_EXERCISE DETAILS:_
Retype nothing except the lines below from the one with "Write a Python" through the one with "import plotly.graph_objects as go", exactly, with images left out.

_Records contained in a dataset:_
---------------
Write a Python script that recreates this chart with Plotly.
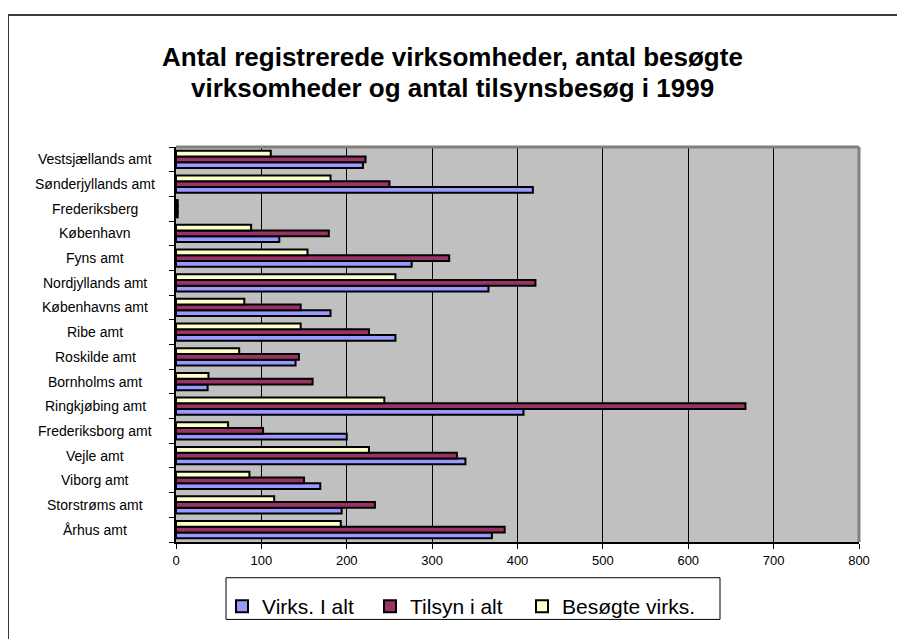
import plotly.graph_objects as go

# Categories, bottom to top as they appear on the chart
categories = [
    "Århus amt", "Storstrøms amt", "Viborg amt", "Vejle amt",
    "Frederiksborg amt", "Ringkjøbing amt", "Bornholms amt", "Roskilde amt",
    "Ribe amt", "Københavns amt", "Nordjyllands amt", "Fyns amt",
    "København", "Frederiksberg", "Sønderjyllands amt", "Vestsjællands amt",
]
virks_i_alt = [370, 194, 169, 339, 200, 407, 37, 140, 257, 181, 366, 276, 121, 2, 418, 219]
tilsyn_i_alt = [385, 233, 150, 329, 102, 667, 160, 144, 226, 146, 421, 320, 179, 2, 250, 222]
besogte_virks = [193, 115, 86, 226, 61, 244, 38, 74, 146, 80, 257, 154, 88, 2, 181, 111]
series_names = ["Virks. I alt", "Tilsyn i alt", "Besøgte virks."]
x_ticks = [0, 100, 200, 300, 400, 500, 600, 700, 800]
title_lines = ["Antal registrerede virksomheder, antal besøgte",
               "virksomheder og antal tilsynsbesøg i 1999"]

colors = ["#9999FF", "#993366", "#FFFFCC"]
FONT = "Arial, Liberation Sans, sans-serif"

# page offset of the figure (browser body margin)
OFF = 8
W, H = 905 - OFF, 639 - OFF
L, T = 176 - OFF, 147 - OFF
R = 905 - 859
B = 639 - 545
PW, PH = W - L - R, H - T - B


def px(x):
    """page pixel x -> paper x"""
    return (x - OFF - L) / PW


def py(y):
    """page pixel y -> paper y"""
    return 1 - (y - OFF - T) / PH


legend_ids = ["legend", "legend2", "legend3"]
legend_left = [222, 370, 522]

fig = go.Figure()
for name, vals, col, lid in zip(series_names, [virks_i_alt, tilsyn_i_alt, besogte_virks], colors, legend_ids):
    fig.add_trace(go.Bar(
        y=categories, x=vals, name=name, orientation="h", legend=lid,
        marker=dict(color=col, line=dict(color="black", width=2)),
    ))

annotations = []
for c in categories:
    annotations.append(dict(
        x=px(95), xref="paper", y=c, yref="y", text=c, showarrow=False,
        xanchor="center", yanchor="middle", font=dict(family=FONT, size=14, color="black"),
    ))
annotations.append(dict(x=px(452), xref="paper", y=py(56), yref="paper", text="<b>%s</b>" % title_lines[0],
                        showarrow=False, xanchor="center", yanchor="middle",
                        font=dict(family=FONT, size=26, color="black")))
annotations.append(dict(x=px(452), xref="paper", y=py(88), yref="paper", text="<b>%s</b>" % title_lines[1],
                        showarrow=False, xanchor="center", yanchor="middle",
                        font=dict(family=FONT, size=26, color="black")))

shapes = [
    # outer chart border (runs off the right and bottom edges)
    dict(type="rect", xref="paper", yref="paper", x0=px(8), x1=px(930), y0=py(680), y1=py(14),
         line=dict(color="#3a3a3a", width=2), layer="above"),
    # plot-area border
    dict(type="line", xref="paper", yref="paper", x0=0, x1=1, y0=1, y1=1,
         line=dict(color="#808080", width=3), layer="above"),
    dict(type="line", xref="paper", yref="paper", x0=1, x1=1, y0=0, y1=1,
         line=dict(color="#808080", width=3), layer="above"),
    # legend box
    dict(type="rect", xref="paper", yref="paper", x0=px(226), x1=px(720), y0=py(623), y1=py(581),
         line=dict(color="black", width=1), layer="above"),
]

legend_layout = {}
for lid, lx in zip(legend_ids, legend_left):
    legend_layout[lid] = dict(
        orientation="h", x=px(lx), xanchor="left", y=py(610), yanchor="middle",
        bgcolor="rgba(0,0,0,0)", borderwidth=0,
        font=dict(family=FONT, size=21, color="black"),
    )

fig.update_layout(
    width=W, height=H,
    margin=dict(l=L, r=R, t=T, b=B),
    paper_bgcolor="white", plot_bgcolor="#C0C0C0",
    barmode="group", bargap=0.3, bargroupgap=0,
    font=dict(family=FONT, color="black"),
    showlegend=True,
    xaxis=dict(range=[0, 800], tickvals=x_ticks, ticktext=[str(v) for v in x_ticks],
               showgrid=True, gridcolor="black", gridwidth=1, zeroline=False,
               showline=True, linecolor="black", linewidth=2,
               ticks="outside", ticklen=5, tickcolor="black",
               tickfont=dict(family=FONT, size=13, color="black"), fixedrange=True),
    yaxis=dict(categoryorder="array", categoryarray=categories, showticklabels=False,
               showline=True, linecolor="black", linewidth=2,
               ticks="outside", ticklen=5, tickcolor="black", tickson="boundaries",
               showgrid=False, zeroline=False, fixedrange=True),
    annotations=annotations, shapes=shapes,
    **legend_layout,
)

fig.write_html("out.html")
---------------
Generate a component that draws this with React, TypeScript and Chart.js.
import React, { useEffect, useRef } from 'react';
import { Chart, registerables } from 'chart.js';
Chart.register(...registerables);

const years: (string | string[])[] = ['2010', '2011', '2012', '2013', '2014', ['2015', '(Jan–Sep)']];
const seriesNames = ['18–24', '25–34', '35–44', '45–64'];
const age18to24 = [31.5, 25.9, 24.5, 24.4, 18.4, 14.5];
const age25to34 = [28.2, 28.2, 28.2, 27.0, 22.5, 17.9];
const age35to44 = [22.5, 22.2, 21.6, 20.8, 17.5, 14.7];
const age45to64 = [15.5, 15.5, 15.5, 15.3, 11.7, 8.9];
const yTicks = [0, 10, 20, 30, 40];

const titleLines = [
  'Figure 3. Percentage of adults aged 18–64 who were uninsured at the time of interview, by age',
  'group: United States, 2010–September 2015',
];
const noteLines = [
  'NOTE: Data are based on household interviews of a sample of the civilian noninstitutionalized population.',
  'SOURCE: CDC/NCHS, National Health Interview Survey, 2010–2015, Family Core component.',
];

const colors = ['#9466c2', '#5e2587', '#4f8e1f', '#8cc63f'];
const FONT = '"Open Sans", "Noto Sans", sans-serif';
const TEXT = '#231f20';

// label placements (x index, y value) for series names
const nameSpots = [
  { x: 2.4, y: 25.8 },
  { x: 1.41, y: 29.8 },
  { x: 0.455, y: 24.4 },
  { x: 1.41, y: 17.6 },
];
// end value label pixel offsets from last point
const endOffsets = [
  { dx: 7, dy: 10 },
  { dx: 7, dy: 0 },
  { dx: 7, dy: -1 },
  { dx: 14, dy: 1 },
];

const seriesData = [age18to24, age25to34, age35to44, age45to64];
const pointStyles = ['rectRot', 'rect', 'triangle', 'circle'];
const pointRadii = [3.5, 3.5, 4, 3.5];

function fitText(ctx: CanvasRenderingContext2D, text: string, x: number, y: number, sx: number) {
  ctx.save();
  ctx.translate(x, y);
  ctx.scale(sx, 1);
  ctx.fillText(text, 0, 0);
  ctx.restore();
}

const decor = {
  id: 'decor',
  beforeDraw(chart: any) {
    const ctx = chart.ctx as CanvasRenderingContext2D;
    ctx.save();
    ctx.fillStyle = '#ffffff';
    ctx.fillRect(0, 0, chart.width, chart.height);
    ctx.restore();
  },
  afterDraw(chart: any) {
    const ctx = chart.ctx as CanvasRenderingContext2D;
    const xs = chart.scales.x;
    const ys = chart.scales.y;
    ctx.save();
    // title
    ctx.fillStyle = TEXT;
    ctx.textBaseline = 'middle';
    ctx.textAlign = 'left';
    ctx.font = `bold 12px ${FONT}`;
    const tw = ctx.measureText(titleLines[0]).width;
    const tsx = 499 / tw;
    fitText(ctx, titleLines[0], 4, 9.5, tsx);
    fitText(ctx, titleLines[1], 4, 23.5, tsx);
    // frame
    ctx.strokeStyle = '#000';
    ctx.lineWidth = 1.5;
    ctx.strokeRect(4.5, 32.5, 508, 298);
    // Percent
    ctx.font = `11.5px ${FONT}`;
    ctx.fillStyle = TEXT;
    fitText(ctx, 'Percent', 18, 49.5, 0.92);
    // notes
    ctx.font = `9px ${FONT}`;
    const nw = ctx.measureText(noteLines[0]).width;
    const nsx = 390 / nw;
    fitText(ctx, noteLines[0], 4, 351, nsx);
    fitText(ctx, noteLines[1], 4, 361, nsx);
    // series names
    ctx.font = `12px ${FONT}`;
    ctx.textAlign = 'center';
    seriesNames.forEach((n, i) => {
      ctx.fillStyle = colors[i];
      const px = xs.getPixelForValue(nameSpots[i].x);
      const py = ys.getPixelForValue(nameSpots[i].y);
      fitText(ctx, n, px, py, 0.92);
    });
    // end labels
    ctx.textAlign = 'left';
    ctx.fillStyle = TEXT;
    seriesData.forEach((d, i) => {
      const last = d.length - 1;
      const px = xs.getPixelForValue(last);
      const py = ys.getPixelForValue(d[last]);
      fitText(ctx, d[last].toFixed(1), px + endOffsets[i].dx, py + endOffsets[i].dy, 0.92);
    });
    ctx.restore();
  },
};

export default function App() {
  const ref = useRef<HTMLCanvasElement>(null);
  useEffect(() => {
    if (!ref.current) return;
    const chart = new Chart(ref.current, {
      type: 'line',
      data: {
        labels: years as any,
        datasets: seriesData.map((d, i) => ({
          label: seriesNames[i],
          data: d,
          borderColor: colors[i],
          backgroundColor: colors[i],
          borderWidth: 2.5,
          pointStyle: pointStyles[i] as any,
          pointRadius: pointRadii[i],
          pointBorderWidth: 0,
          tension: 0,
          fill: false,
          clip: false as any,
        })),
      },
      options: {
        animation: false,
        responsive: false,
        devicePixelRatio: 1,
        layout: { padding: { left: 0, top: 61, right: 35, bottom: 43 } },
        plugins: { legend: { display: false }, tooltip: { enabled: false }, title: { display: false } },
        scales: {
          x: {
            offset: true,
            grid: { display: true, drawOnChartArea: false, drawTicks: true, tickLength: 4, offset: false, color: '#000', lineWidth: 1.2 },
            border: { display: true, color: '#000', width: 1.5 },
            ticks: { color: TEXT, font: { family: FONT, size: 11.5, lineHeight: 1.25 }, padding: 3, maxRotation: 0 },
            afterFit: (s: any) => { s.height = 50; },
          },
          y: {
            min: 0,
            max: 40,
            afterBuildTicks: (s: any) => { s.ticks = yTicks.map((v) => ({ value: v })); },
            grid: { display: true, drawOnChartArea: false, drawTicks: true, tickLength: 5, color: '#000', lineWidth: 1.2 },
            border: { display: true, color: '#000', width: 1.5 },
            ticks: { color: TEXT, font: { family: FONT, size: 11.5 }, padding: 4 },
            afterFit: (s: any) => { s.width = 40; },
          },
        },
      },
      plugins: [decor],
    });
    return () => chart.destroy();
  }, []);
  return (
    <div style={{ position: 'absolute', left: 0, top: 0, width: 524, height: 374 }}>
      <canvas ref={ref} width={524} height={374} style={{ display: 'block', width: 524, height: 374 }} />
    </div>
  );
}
---------------
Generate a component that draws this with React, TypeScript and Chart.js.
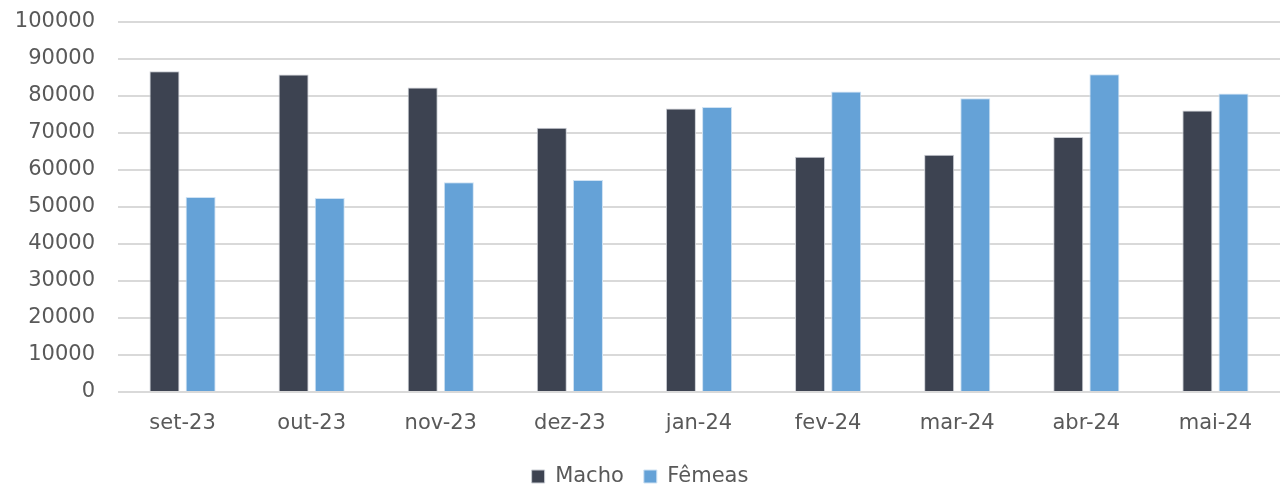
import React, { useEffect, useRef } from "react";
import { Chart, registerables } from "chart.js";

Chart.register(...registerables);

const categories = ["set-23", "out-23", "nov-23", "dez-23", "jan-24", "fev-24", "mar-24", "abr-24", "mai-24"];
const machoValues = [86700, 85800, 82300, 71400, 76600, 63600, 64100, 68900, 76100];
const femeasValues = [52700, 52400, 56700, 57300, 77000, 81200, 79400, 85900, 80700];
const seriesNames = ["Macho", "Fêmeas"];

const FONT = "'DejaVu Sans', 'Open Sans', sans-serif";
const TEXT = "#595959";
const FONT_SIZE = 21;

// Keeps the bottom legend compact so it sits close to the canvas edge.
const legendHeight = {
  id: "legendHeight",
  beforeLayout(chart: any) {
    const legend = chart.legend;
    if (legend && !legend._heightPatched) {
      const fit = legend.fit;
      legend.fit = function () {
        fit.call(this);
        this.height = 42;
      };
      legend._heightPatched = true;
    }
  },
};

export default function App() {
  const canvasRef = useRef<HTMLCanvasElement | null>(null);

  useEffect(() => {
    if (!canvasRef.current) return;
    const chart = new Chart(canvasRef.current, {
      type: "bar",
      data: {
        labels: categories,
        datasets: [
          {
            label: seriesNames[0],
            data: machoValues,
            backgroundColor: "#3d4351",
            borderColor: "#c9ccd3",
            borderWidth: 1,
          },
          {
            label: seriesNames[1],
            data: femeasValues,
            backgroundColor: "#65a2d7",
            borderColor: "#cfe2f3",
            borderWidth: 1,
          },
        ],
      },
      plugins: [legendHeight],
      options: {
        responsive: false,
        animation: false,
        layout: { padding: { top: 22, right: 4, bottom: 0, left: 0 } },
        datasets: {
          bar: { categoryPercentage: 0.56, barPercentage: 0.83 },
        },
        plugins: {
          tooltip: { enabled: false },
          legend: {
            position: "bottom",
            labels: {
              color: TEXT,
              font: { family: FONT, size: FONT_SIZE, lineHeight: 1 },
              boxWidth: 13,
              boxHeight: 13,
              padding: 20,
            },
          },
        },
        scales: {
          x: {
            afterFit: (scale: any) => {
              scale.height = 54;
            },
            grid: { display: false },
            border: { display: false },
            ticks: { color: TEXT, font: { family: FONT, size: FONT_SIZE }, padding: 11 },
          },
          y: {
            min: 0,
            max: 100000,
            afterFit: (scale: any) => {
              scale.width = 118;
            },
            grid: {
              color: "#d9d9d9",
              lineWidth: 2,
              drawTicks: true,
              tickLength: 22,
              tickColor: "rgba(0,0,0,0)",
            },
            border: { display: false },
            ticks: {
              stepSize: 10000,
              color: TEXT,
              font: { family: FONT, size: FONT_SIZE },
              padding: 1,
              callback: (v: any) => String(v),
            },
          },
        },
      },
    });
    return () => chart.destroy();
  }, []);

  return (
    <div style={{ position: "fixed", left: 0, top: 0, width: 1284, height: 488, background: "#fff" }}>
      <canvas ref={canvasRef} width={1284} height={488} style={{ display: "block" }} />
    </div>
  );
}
---------------
_TASK RESPONSE:_
Write a Python script that recreates this chart with Plotly.
import plotly.graph_objects as go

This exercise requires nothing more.